Кухня ехидного психолога - стр. 2
Все, о чем написано в книге, – не плод беспочвенных раздумий. Каждая мысль, каждый описанный прием, каждое слово из терапевтического диалога – результат практического опыта. И по прочтении остается такое хорошее и наполненное послевкусие, как после глубокого и интересного разговора, из которого выносишь множество ценных идей и рекомендаций.
Светлана Владимировна Ляшковская, врач-психотерапевт, кандидат медицинских наук, старший научный сотрудник НМИЦ ПН им. В. М. Бехтерева, член Координационного совета и супервизор Российской Психотерапевтической Ассоциации
Приятного аппетита
Предисловие автора
Сейчас очень сильный боковой ветер, и мы не можем его игнорировать. Я как психолог не должен и не хочу писать о политике, но то, что происходит сейчас в мире, проходит через мое сердце. Как говорил Генрих Гейне, «мир раскололся пополам, и трещина прошла через сердце поэта» [1], – а также прозаика, домохозяйки, психолога и многих людей, которые ко мне обращаются в последнее время.

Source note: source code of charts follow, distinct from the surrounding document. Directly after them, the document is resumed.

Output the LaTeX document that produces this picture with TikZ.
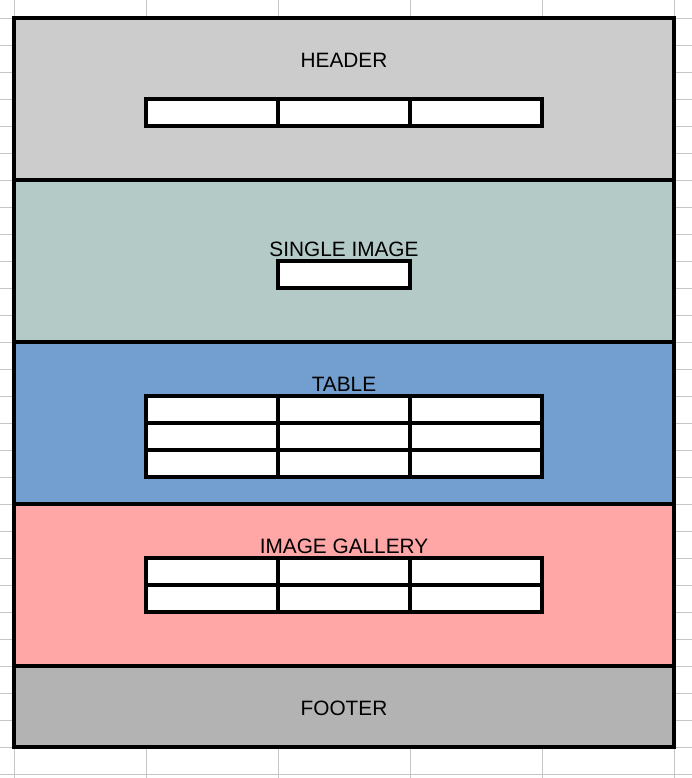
\documentclass[tikz,border=0pt]{standalone}
\usepackage{fontspec}
\setmainfont{Liberation Sans}
\usepackage{tikz}
\usetikzlibrary{positioning}

\definecolor{gridgray}{HTML}{C6C6C6}
\definecolor{headergray}{HTML}{CCCCCC}
\definecolor{imagegreen}{HTML}{B3CAC7}
\definecolor{tableblue}{HTML}{729FCF}
\definecolor{galleryred}{HTML}{FFA6A6}
\definecolor{footergray}{HTML}{B3B3B3}

\begin{document}
\begin{tikzpicture}[x=99pt, y=-20.25pt,
    gridline/.style={draw=gridgray, line width=0.75pt},
    section/.style={draw=black, line width=3pt},
    cell/.style={draw=black, fill=white, line width=3pt},
    sectiontitle/.style={font=\fontsize{15.6}{18}\selectfont, inner sep=0pt}]

    % fix the page size
    \useasboundingbox (-0.10606,-0.66667) rectangle (5.13636,28.14815);

    % draw the spreadsheet grid
    \foreach \c in {0,...,5}
      \draw[gridline] (\c,-0.66667) -- (\c,28.14815);
    \foreach \r in {0,...,28}
      \draw[gridline] (-0.10606,\r) -- (5.13636,\r);

    % draw the five sections
    \draw[section, fill=headergray] (0,0)  rectangle (5,6);
    \draw[section, fill=imagegreen] (0,6)  rectangle (5,12);
    \draw[section, fill=tableblue]  (0,12) rectangle (5,18);
    \draw[section, fill=galleryred] (0,18) rectangle (5,24);
    \draw[section, fill=footergray] (0,24) rectangle (5,27);

    % draw the menu cells in the header
    \foreach \c in {1,2,3}
      \draw[cell] (\c,3) rectangle ++(1,1);

    % draw the single image cell
    \draw[cell] (2,9) rectangle (3,10);

    % draw the 3x3 table
    \foreach \c in {1,2,3}
      \foreach \r in {14,15,16}
        \draw[cell] (\c,\r) rectangle ++(1,1);

    % draw the 3x2 gallery
    \foreach \c in {1,2,3}
      \foreach \r in {20,21}
        \draw[cell] (\c,\r) rectangle ++(1,1);

    % draw the titles of the sections
    \node[sectiontitle] (headertitle)  at (2.5,1.556)  {HEADER};
    \node[sectiontitle] (imagetitle)   at (2.5,8.556)  {SINGLE IMAGE};
    \node[sectiontitle] (tabletitle)   at (2.5,13.556) {TABLE};
    \node[sectiontitle] (gallerytitle) at (2.5,19.556) {IMAGE GALLERY};
    \node[sectiontitle] (footertitle)  at (2.5,25.556) {FOOTER};

\end{tikzpicture}
\end{document}
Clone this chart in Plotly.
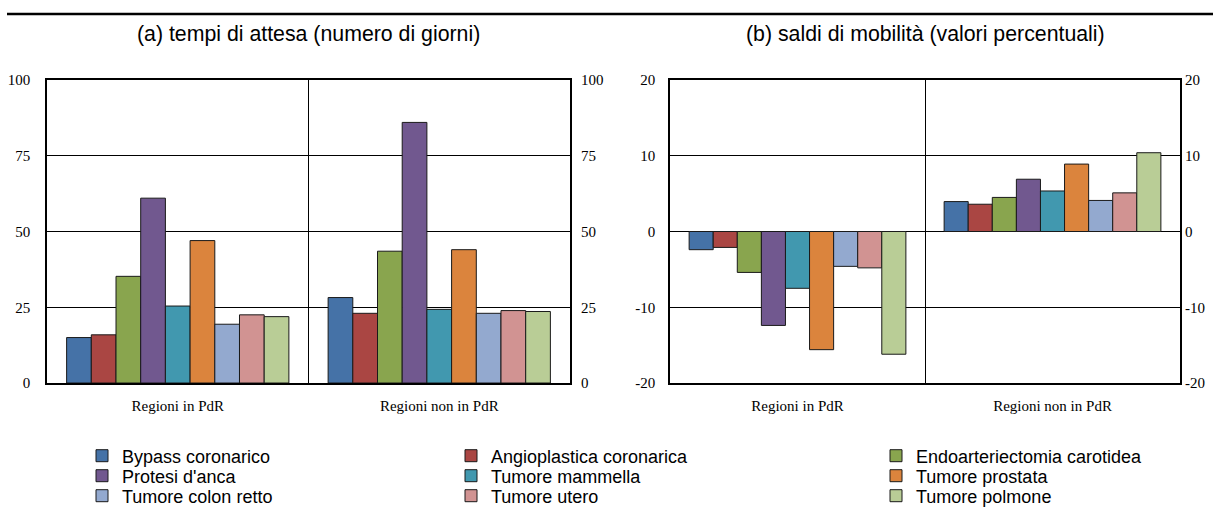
import plotly.graph_objects as go

categories = ["Regioni in PdR", "Regioni non in PdR"]
series_names = ["Bypass coronarico", "Angioplastica coronarica", "Endoarteriectomia carotidea",
                "Protesi d'anca", "Tumore mammella", "Tumore prostata",
                "Tumore colon retto", "Tumore utero", "Tumore polmone"]
colors = ["#4572A7", "#AA4643", "#89A54E", "#71588F", "#4198AF", "#DB843D",
          "#93A9CF", "#D19392", "#B9CD96"]

# (a) waiting times (days): [Regioni in PdR, Regioni non in PdR]
attesa_bypass = [15.0, 28.2]
attesa_angio = [15.9, 23.0]
attesa_endo = [35.2, 43.5]
attesa_protesi = [61.0, 86.0]
attesa_mammella = [25.4, 24.3]
attesa_prostata = [47.0, 44.0]
attesa_colon = [19.4, 23.0]
attesa_utero = [22.5, 23.9]
attesa_polmone = [21.9, 23.6]

# (b) mobility balance (percent)
saldo_bypass = [-2.4, 3.95]
saldo_angio = [-2.1, 3.6]
saldo_endo = [-5.4, 4.5]
saldo_protesi = [-12.4, 6.9]
saldo_mammella = [-7.5, 5.35]
saldo_prostata = [-15.6, 8.9]
saldo_colon = [-4.6, 4.1]
saldo_utero = [-4.8, 5.1]
saldo_polmone = [-16.2, 10.4]

attesa = [attesa_bypass, attesa_angio, attesa_endo, attesa_protesi, attesa_mammella,
          attesa_prostata, attesa_colon, attesa_utero, attesa_polmone]
saldo = [saldo_bypass, saldo_angio, saldo_endo, saldo_protesi, saldo_mammella,
         saldo_prostata, saldo_colon, saldo_utero, saldo_polmone]

left_ticks = [0, 25, 50, 75, 100]
left_tick_labels = ["0", "25", "50", "75", "100"]
right_ticks = [-20, -10, 0, 10, 20]
right_tick_labels = ["-20", "-10", "0", "10", "20"]

W = 1213.0
H = 510.0

fig = go.Figure()
legend_ids = ["legend"] + ["legend%d" % k for k in range(2, 10)]
for i, name in enumerate(series_names):
    lg = legend_ids[i]
    fig.add_trace(go.Bar(x=categories, y=attesa[i], name=name, marker_color=colors[i],
                         marker_line=dict(color="#1a1a1a", width=1), legend=lg,
                         legendgroup=name, xaxis="x", yaxis="y", showlegend=True))
    fig.add_trace(go.Bar(x=categories, y=saldo[i], name=name, marker_color=colors[i],
                         marker_line=dict(color="#1a1a1a", width=1), legend=lg,
                         legendgroup=name, xaxis="x2", yaxis="y2", showlegend=False))

# empty helper traces so the mirrored right-hand y axes get drawn
fig.add_trace(go.Scatter(x=[], y=[], xaxis="x", yaxis="y3", showlegend=False, hoverinfo="skip"))
fig.add_trace(go.Scatter(x=[], y=[], xaxis="x2", yaxis="y4", showlegend=False, hoverinfo="skip"))

ytop = 1 - 80 / H
ybot = 1 - 383 / H
tickfont = dict(family="Liberation Serif, Times New Roman, serif", size=15, color="black")

xcommon = dict(type="category", tickson="boundaries", showgrid=True, gridcolor="black",
               gridwidth=1, showline=True, linecolor="black", linewidth=1.5, mirror=True,
               ticks="", tickfont=tickfont, ticklabelstandoff=8, zeroline=False)
ycommon = dict(showgrid=True, gridcolor="black", gridwidth=1, showline=True, linecolor="black",
               linewidth=1.5, mirror=True, ticks="", tickfont=tickfont)
yright = dict(showgrid=False, showline=False, zeroline=False, ticks="", tickfont=tickfont)

fig.update_layout(
    width=1213, height=510,
    margin=dict(l=0, r=0, t=0, b=0, autoexpand=False),
    paper_bgcolor="white", plot_bgcolor="white",
    barmode="group", bargap=0.15, bargroupgap=0,
    font=dict(family="Liberation Sans, Arial, sans-serif", color="black"),
    xaxis=dict(domain=[47 / W, 570 / W], anchor="y", **xcommon),
    yaxis=dict(domain=[ybot, ytop], anchor="x", range=[0, 100], tickvals=left_ticks,
               ticktext=left_tick_labels, zeroline=False, ticklabelstandoff=12, **ycommon),
    yaxis3=dict(overlaying="y", side="right", anchor="x", range=[0, 100], tickvals=left_ticks,
                ticktext=left_tick_labels, ticklabelstandoff=10, **yright),
    xaxis2=dict(domain=[670 / W, 1180 / W], anchor="y2", **xcommon),
    yaxis2=dict(domain=[ybot, ytop], anchor="x2", range=[-20, 20], tickvals=right_ticks,
                ticktext=right_tick_labels, zeroline=True, zerolinecolor="black",
                zerolinewidth=1, ticklabelstandoff=10, **ycommon),
    yaxis4=dict(overlaying="y2", side="right", anchor="x2", range=[-20, 20], tickvals=right_ticks,
                ticktext=right_tick_labels, ticklabelstandoff=4, **yright),
    annotations=[
        dict(text="(a) tempi di attesa (numero di giorni)", x=308 / W, y=1 - 34 / H,
             xref="paper", yref="paper", xanchor="center", yanchor="middle",
             showarrow=False, font=dict(size=21.3)),
        dict(text="(b) saldi di mobilità (valori percentuali)", x=925 / W, y=1 - 34 / H,
             xref="paper", yref="paper", xanchor="center", yanchor="middle",
             showarrow=False, font=dict(size=21.3)),
    ],
    shapes=[dict(type="line", xref="paper", yref="paper", x0=7 / W, x1=1, y0=1 - 14 / H,
                 y1=1 - 14 / H, line=dict(color="black", width=2.5))],
)

legfont = dict(size=18, family="Liberation Sans, Arial, sans-serif", color="black")
text_x = [122, 491, 916]
row_y = [456, 476, 496]
for i, lid in enumerate(legend_ids):
    col = i % 3
    row = i // 3
    fig.update_layout({lid: dict(x=(text_x[col] - 40) / W, y=1 - row_y[row] / H,
                                 xanchor="left", yanchor="middle", orientation="v",
                                 font=legfont, bgcolor="rgba(0,0,0,0)",
                                 itemclick=False, itemdoubleclick=False)})

fig.write_html("out.html", config={"displayModeBar": False},
               post_script="document.body.style.margin='0';document.body.style.overflow='hidden';")
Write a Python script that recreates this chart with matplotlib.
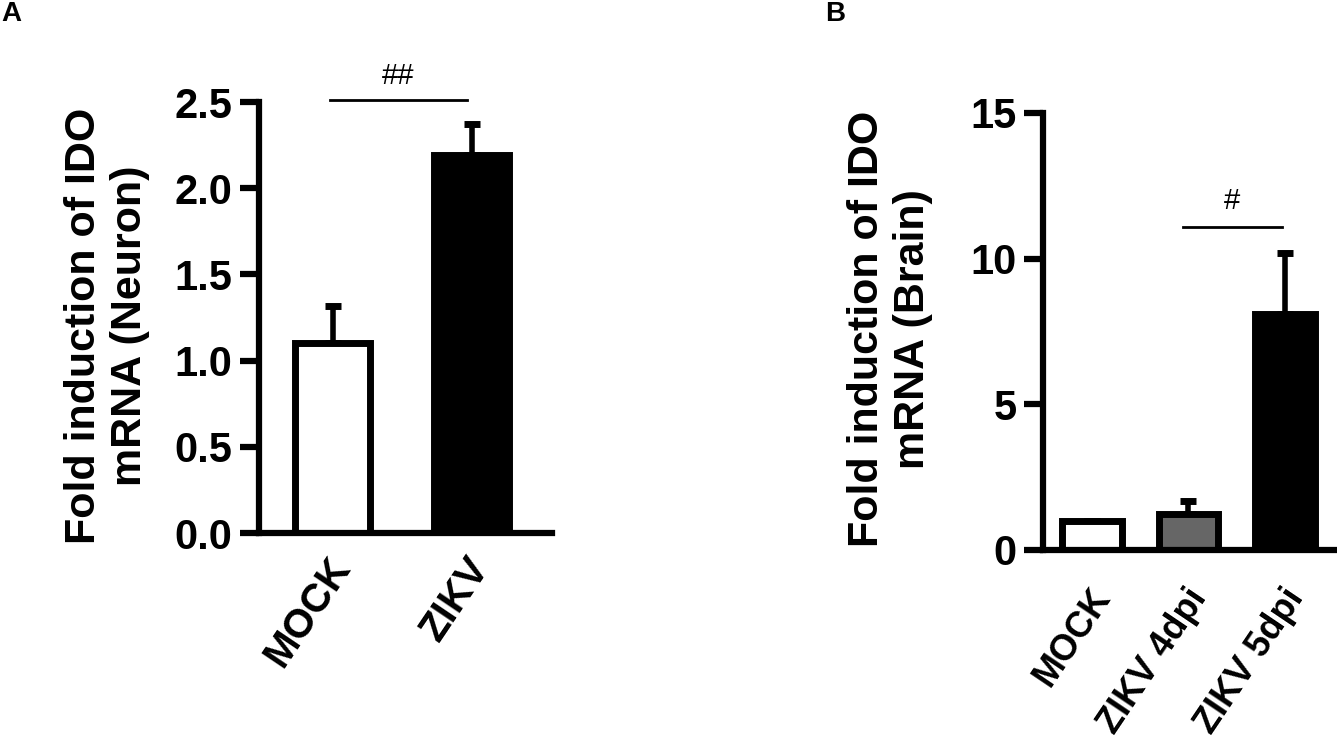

Книга – не о том глобальном кризисе, который мир переживает сегодня, а о возможностях психотерапии помочь человеку пережить его. О работе раненого человека – психотерапевта с раненым человеком – клиентом. Сейчас, как и всегда, люди женятся, рожают детей, выбирают между счастьем и правотой, проживают «развод» с родителями и кризис среднего возраста. Но в книге, как и в сегодняшней психологической практике, неизбежно присутствует работа с людьми, у которых танки во дворе. С людьми, чей город разрушен. С людьми, чье сердце разбито. С людьми, которым трещина мира, боль утраты или тень войны мешает увидеть свет.
Передо мной женщина в перламутровых очках, похожих на глаза мухи.
– Мне сложно было выйти на работу. Я живу в Америке. Волновалась, как коллеги встретят меня…
Я сразу перебил. Ее звали Катя. Она без вопросов согласилась говорить на «ты» и снять очки. Моя фамильярность тоже ее не смутила.
– Мы слушали песни, присланные на конкурс. Какой-то парень в костюме бабочки с кружевными крыльями на каблуках пел песню про свою свободную Калифорнию. Я прыснула. Наверное, я хохотала слишком громко. Потом даже не услышала, а кожей почувствовала молчание вокруг себя. Мне стыдно. Нельзя веселиться, когда такое происходит в мире.
Открыв лицо, она осталась неопределенной – без возраста, без морщин, но в бархатном трико, обтягивающем рельефные коленки. Я спросил:
– А когда тебе можно будет веселиться? Чего не должно происходить в мире, чтобы ты разрешила себе смеяться? Чтобы не стыдно было?
– Я про войну, – около губ на скулах появилась едва заметная складка.